In preparing the previous post The Foundations of Happiness I could not happen to find the tenth determinant of engagement – I have a best friend at work – a little curious.
I certainly understand the need to have supportive relationships in the workplace, but I thought stipulating having a “best” friend at work was going a bit far. Interestingly, so did some management groups, who put pressure on Gallup to remove it from the list. It appears there is a deal of fear out there about people combining personal and work lives, and getting too social at work.

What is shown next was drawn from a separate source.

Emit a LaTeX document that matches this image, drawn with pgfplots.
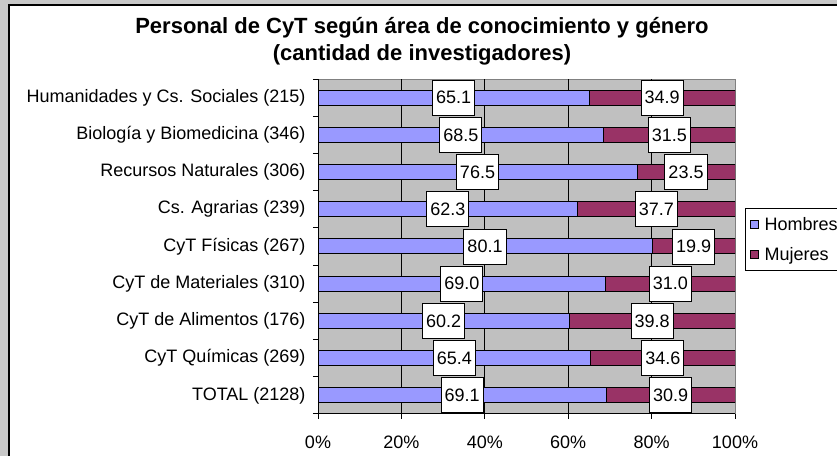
\documentclass[border=0pt]{standalone}
\usepackage{pgfplots}
\pgfplotsset{compat=1.18}
\usepackage{pgfplotstable}
\usepackage{fontspec}
\setmainfont{Liberation Sans}
\definecolor{hom}{HTML}{9999FF}
\definecolor{muj}{HTML}{993366}
\definecolor{pbg}{HTML}{C0C0C0}
\definecolor{outerbg}{HTML}{C8C8C8}
\definecolor{bord}{HTML}{808080}

\pgfplotstableread{
idx h m
0 69.1 30.9
1 65.4 34.6
2 60.2 39.8
3 69.0 31.0
4 80.1 19.9
5 62.3 37.7
6 76.5 23.5
7 68.5 31.5
8 65.1 34.9
}\datatable

\begin{document}
\begin{tikzpicture}
\useasboundingbox (0bp,0bp) rectangle (837bp,456bp);
\begin{scope}
\clip (0bp,0bp) rectangle (837bp,456bp);
\fill[outerbg] (0bp,0bp) rectangle (837bp,456bp);
\filldraw[fill=white, draw=black, line width=2bp] (9bp,-20bp) rectangle (860bp,451bp);
\end{scope}
\node[font=\fontsize{22bp}{27bp}\selectfont\bfseries, align=center] at (422bp,415bp) {Personal de CyT según área de conocimiento y género\\(cantidad de investigadores)};

\begin{axis}[
  at={(318bp,42bp)}, anchor=south west, scale only axis, width=417bp, height=335bp,
  xbar stacked, bar width=15bp,
  xmin=0, xmax=100, ymin=-0.5, ymax=8.5,
  axis background/.style={fill=pbg},
  axis line style={draw=bord, line width=1bp},
  xtick={0,20,...,100}, xticklabels={0\%,20\%,40\%,60\%,80\%,100\%},
  extra x ticks={20,40,60,80}, extra x tick labels={},
  extra x tick style={grid=major},
  major grid style={black, line width=1bp},
  ytick={0,...,8},
  yticklabels={TOTAL (2128),CyT Químicas (269),CyT de Alimentos (176),CyT de Materiales (310),CyT Físicas (267),Cs. Agrarias (239),Recursos Naturales (306),Biología y Biomedicina (346),Humanidades y Cs. Sociales (215)},
  minor ytick={-0.5,0.5,...,8.5},
  xtick pos=bottom, ytick pos=left, tick align=outside,
  major tick length=5bp, minor tick length=5bp,
  tick style={black, line width=1bp},
  major y tick style={draw=none},
  ticklabel style={font=\fontsize{18bp}{20bp}\selectfont},
  /pgf/number format/assume math mode=true,
  yticklabel style={xshift=-4bp},
  xticklabel style={yshift=-13bp},
  legend style={at={(1.024,0.615)}, anchor=north west, draw=black, line width=1bp, fill=white,
    font=\fontsize{18bp}{20bp}\selectfont, row sep=11bp, inner xsep=3bp, inner ysep=7bp},
  legend cell align=left,
  legend image code/.code={\draw[#1, line width=1bp] (2bp,-4bp) rectangle (10bp,4bp); \path[draw=none, fill=none] (0bp,0bp) -- (14bp,0bp);},
]
\addplot[fill=hom, draw=black, line width=1bp] table[x=h, y=idx] {\datatable};
\addplot[fill=muj, draw=black, line width=1bp] table[x=m, y=idx] {\datatable};
\legend{Hombres, Mujeres}
\draw[black, line width=1bp] (axis description cs:0,1) -- (axis description cs:0,0) -- (axis description cs:1,0);
\end{axis}

\begin{axis}[
  at={(318bp,42bp)}, anchor=south west, scale only axis, width=417bp, height=335bp,
  xmin=0, xmax=100, ymin=-0.5, ymax=8.5, hide axis,
  nodes near coords, point meta=explicit,
  /pgf/number format/.cd, fixed, fixed zerofill, precision=1, assume math mode=true, /pgfplots/.cd,
  every node near coord/.style={anchor=center, fill=white, draw=black, line width=1bp,
    font=\fontsize{18bp}{20bp}\selectfont, minimum height=35bp, inner xsep=3.5bp, inner ysep=1bp},
]
\addplot[draw=none] table[x expr=\thisrow{h}/2, y=idx, meta=h] {\datatable};
\addplot[draw=none] table[x expr=\thisrow{h}+\thisrow{m}/2, y=idx, meta=m] {\datatable};
\end{axis}
\end{tikzpicture}
\end{document}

And so Gallup did some tests, removing the word “best” and instead using softer words like “close” or “good,” or excluded the word “best” entirely. However, when this was done, an extraordinary thing happened. No longer was it possible to distinguish highly productive workgroups from mediocre ones. This showed that having a “best” friend at work actually creates great workgroups.
On further reflection, it now makes a lot more sense to me. With best friends there is genuine care and concern, a willingness to help and natural collaboration. Frank and fearless communication also allows for constructive conflict. Recognition, support and encouragement are also freely given amongst best friends, which makes for a truly wonderful working environment. All of these things actually contribute to productivity, rather than detract from it.
Ultimately a best friend is one who provides an open, caring and supportive environment. And it is in this kind of environment that we can truly shine. Henry Ford has said that his “best friend is the one who brings out the best in me.” At the end of the day, we can all do with someone to help us be our best in life. We spend so much of our lives at work, it would be a true pity not to be our best there too!
Something For You To Try
While you might not have a best friend at work, here are some things that you can do to foster closer relationships with your workmates (for more ideas go to http://respectalliance.com/archives/best-friend-at-work):
- Make an effort to find out your colleagues birthdays and book in celebrations with them. Everyone likes to be treated specially on their birthdays, and it can really make people feel treasured and connected.
- Plan time with the team to just talk, laugh and connect. Maybe you could book in a weekly coffee outing or morning tea time.
- What about exercise? You could start a walking group, going out for some fresh air and a chat along the way. What a great way to build relationships and refresh the body and mind at the same time!
- Learn together – Find a workshop, webinar or a book that holds interest for the whole team. Webinars are great ideas because you can all watch these together, and there is usually no cost involved. Spend some time talking about both the personal and team learning from these activities.